Lorsque j'étais à Kiev en octobre de l'année dernière, et que les organisations de gauche et les organisations indépendantes du pouvoir, ainsi que les médias, étaient déjà pratiquement interdits par le gouvernement, il nous a invités, quelque 20 ou 30 amis et connaissances de confiance, à planter un bosquet pour la liberté de la presse devant l'ambassade des USA. Nous avions peur d'une attaque des nazis ou de la police, mais rien ne s'est produit. Il est amusant de constater que nous avons été aidés à planter des arbres par un garde ukrainien de l'ambassade. Contrairement à nous, il était d’origine paysanne et savait comment faire. Le premier arbre a été planté au nom de Taras Protsiuk, le cameraman ukrainien tué par les USAméricains à Bagdad, d'autres en mémoire de journalistes et de communicateurs tués par des paramilitaires en Ukraine et avec des noms de journaux et de chaînes de télévision fermés. Un autre était consacré à Assange. Parmi ces arbres, il y en avait un en hommage aux communicateurs et aux militants sociaux tués en Amérique latine.
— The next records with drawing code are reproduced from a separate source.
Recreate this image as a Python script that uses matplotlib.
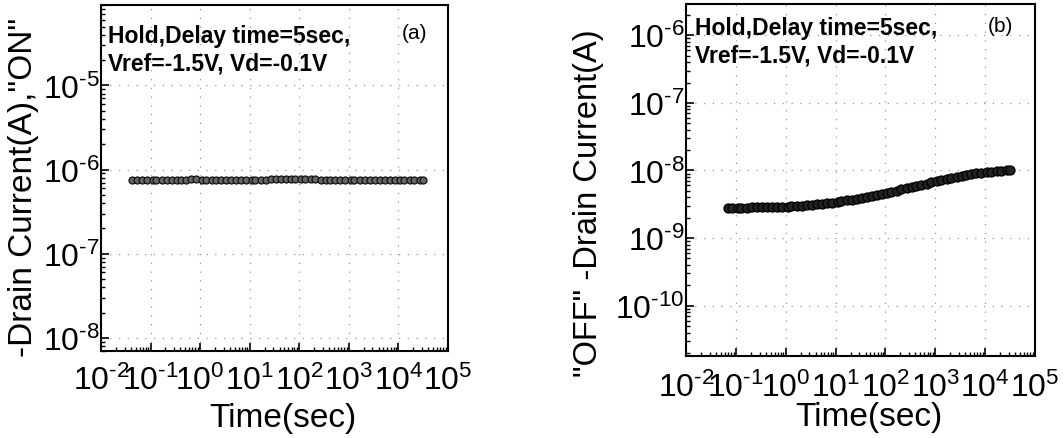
import matplotlib
matplotlib.use("Agg")
import math
import matplotlib.pyplot as plt
from matplotlib.ticker import LogLocator, NullFormatter, FuncFormatter

plt.rcParams['font.family'] = ['Liberation Sans', 'DejaVu Sans']
plt.rcParams['mathtext.fontset'] = 'custom'
plt.rcParams['mathtext.rm'] = 'Liberation Sans'
plt.rcParams['mathtext.it'] = 'Liberation Sans:italic'
plt.rcParams['mathtext.bf'] = 'Liberation Sans:bold'
plt.rcParams['axes.unicode_minus'] = False

# ---- data ----
time_on = [0.042, 0.053, 0.067, 0.084, 0.11, 0.13, 0.17, 0.21, 0.27, 0.34,
           0.42, 0.53, 0.67, 0.84, 1.1, 1.3, 1.7, 2.1, 2.7, 3.4,
           4.2, 5.3, 6.7, 8.4, 11, 13, 17, 21, 27, 34,
           42, 53, 67, 84, 110, 130, 170, 210, 270, 340,
           420, 530, 670, 840, 1100, 1300, 1700, 2100, 2700, 3400,
           4200, 5300, 6700, 8400, 11000, 13000, 17000, 21000, 27000, 32000]
current_on = [7.6e-7, 7.6e-7, 7.6e-7, 7.6e-7, 7.6e-7, 7.6e-7, 7.6e-7, 7.6e-7, 7.6e-7, 7.6e-7,
              7.6e-7, 7.6e-7, 7.7e-7, 7.7e-7, 7.6e-7, 7.6e-7, 7.6e-7, 7.6e-7, 7.6e-7, 7.6e-7,
              7.6e-7, 7.6e-7, 7.6e-7, 7.6e-7, 7.6e-7, 7.6e-7, 7.6e-7, 7.6e-7, 7.7e-7, 7.7e-7,
              7.7e-7, 7.7e-7, 7.7e-7, 7.7e-7, 7.7e-7, 7.7e-7, 7.7e-7, 7.7e-7, 7.6e-7, 7.6e-7,
              7.6e-7, 7.6e-7, 7.6e-7, 7.6e-7, 7.6e-7, 7.6e-7, 7.6e-7, 7.6e-7, 7.6e-7, 7.6e-7,
              7.6e-7, 7.6e-7, 7.6e-7, 7.6e-7, 7.6e-7, 7.6e-7, 7.6e-7, 7.6e-7, 7.6e-7, 7.6e-7]

time_off = [0.07, 0.084, 0.11, 0.13, 0.17, 0.21, 0.27, 0.34,
            0.42, 0.53, 0.67, 0.84, 1.1, 1.3, 1.7, 2.1, 2.7, 3.4,
            4.2, 5.3, 6.7, 8.4, 11, 13, 17, 21, 27, 34,
            42, 53, 67, 84, 110, 130, 170, 210, 270, 340,
            420, 530, 670, 840, 1100, 1300, 1700, 2100, 2700, 3400,
            4200, 5300, 6700, 8400, 11000, 13000, 17000, 21000, 27000, 32000]
current_off = [2.80e-9, 2.80e-9, 2.81e-9, 2.82e-9, 2.83e-9, 2.84e-9, 2.85e-9, 2.86e-9,
               2.87e-9, 2.88e-9, 2.89e-9, 2.90e-9, 2.92e-9, 2.95e-9, 2.98e-9, 3.01e-9, 3.05e-9, 3.10e-9,
               3.15e-9, 3.20e-9, 3.27e-9, 3.34e-9, 3.42e-9, 3.50e-9, 3.60e-9, 3.70e-9, 3.82e-9, 3.95e-9,
               4.08e-9, 4.22e-9, 4.38e-9, 4.52e-9, 4.68e-9, 4.85e-9, 5.04e-9, 5.23e-9, 5.45e-9, 5.65e-9,
               5.88e-9, 6.12e-9, 6.38e-9, 6.65e-9, 6.92e-9, 7.20e-9, 7.48e-9, 7.75e-9, 8.05e-9, 8.30e-9,
               8.55e-9, 8.80e-9, 9.02e-9, 9.25e-9, 9.45e-9, 9.62e-9, 9.80e-9, 9.95e-9, 1.01e-8, 1.02e-8]

annotation = "Hold,Delay time=5sec,\nVref=-1.5V, Vd=-0.1V"


def pow10_label(v, pos):
    n = int(round(math.log10(v)))
    s = str(abs(n))
    if n < 0:
        s = '\u2010' + s
    return r'$\mathdefault{10^{' + s + r'}}$'


fig = plt.figure(figsize=(10.64, 4.39), dpi=100)
axA = fig.add_axes([0.0949, 0.1982, 0.3261, 0.7881])
axB = fig.add_axes([0.6447, 0.1868, 0.3280, 0.8018])


def style(ax, ylim, xpad):
    ax.set_xscale('log')
    ax.set_yscale('log')
    ax.set_xlim(1e-2, 1e5)
    ax.set_ylim(*ylim)
    ax.xaxis.set_major_locator(LogLocator(base=10, numticks=20))
    ax.xaxis.set_minor_locator(LogLocator(base=10, subs=range(2, 10), numticks=20))
    ax.yaxis.set_major_locator(LogLocator(base=10, numticks=20))
    ax.yaxis.set_minor_locator(LogLocator(base=10, subs=range(2, 10), numticks=20))
    ax.xaxis.set_major_formatter(FuncFormatter(pow10_label))
    ax.yaxis.set_major_formatter(FuncFormatter(pow10_label))
    ax.xaxis.set_minor_formatter(NullFormatter())
    ax.yaxis.set_minor_formatter(NullFormatter())
    ax.tick_params(which='major', direction='in', length=6, width=1.2, labelsize=23)
    ax.tick_params(which='minor', direction='in', length=3, width=1.0)
    ax.tick_params(axis='x', which='major', pad=xpad)
    ax.tick_params(axis='y', which='major', pad=1)
    for s in ax.spines.values():
        s.set_linewidth(1.5)
    ax.grid(True, which='major', color='#999999', linestyle=(0, (1, 6)), linewidth=0.9)
    ax.set_xlabel('Time(sec)', fontsize=24)


style(axA, (7e-9, 9e-5), 10)
axA.xaxis.set_label_coords(0.525, -0.148)
axA.plot(time_on, current_on, 'o', ms=5, mfc='#666666', mec='#111111', mew=0.9)
axA.set_ylabel('-Drain Current(A),"ON"', fontsize=24)
axA.yaxis.set_label_coords(-0.178, 0.477)
axA.text(0.02, 0.945, annotation, transform=axA.transAxes, fontsize=16.5,
         fontweight='bold', va='top', ha='left', linespacing=1.25)
axA.text(0.94, 0.947, '(a)', transform=axA.transAxes, fontsize=15,
         va='top', ha='right')

style(axB, (1.8e-11, 2.9e-6), 11)
axB.xaxis.set_label_coords(0.525, -0.128)
axB.plot(time_off, current_off, 'o', ms=6.5, mfc='#222222', mec='#000000', mew=0.9)
axB.set_ylabel('"OFF" -Drain Current(A)', fontsize=23.5)
axB.yaxis.set_label_coords(-0.235, 0.4375)
axB.text(0.025, 0.965, annotation, transform=axB.transAxes, fontsize=16.5,
         fontweight='bold', va='top', ha='left', linespacing=1.25)
axB.text(0.937, 0.967, '(b)', transform=axB.transAxes, fontsize=15,
         va='top', ha='right')

fig.savefig('out.png', dpi=100)
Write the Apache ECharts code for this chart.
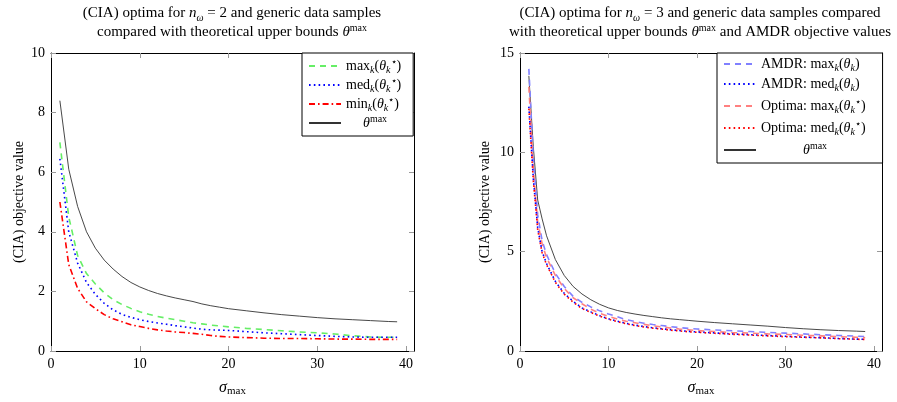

Lorsque la guerre a commencé le 24 février et avec elle une répression brutale du gouvernement ukrainien contre tous les non-conformistes, suspects et critiques, et que plusieurs de nos camarades ont été arrêtés, kidnappés, disparus et, si nous avons eu de la chance, condamnés à de longues peines pour des crimes qu'ils n'ont jamais commis, Volodymyr, malgré des menaces constantes, a ouvert son canal sur Telegram https://t.me/repressionoftheleft où il a dénoncé les persécutions politiques dans son pays.
Le 19 juillet 2022, des agents des services de renseignement ukrainiens du SBU, accompagnés de militants nazis comme témoins, ont fait irruption chez lui et, après l'avoir battu, insulté et raillé, lui ont confisqué tous ses appareils électroniques. Il est accusé en vertu de l'article 436- 2 du code pénal ukrainien de « justification, légitimation, négation de l'agression armée de la Fédération de Russie contre l'Ukraine et glorification de ses participants », ce qui, s'il est reconnu "coupable", lui vaudra jusqu'à 8 ans de prison avec expropriation de tous ses biens.
L'interrogatoire est fixé au 26 juillet. Comme son ordinateur et ses téléphones sont entre les mains du SBU, il ne serait pas surprenant que l'accusation présente comme "preuve" quelque chose d'aussi stupide que des "lettres de Poutine" ou de Lavrov, des choses qu'ils fabriquent habituellement. L'autre risque permanent pour lui est celui d'être pris pour cible par les groupes paramilitaires qui l'ont toujours menacé.
De nombreux mots d'encouragement et des propositions de soutien ont déjà afflué d'Ukraine, du Donbass, de Russie et d'autres parties de l'Europe, de la part de personnes de qualité, de différentes convictions politiques et de différents points de vue sur la guerre actuelle. Et puis il y a les autres : les uns, qui se réjouissent que "ça lui revienne comme un boomerang" pour avoir été l'un des "coupables de l'indépendance de l'Ukraine" et les autres, les nazis ukrainiens, qui le considèrent comme un "traître à leur cause". Les extrêmes et les conneries, comme toujours, se touchent et s'embrassent.
Nous avons besoin de toute la publicité et solidarité possible.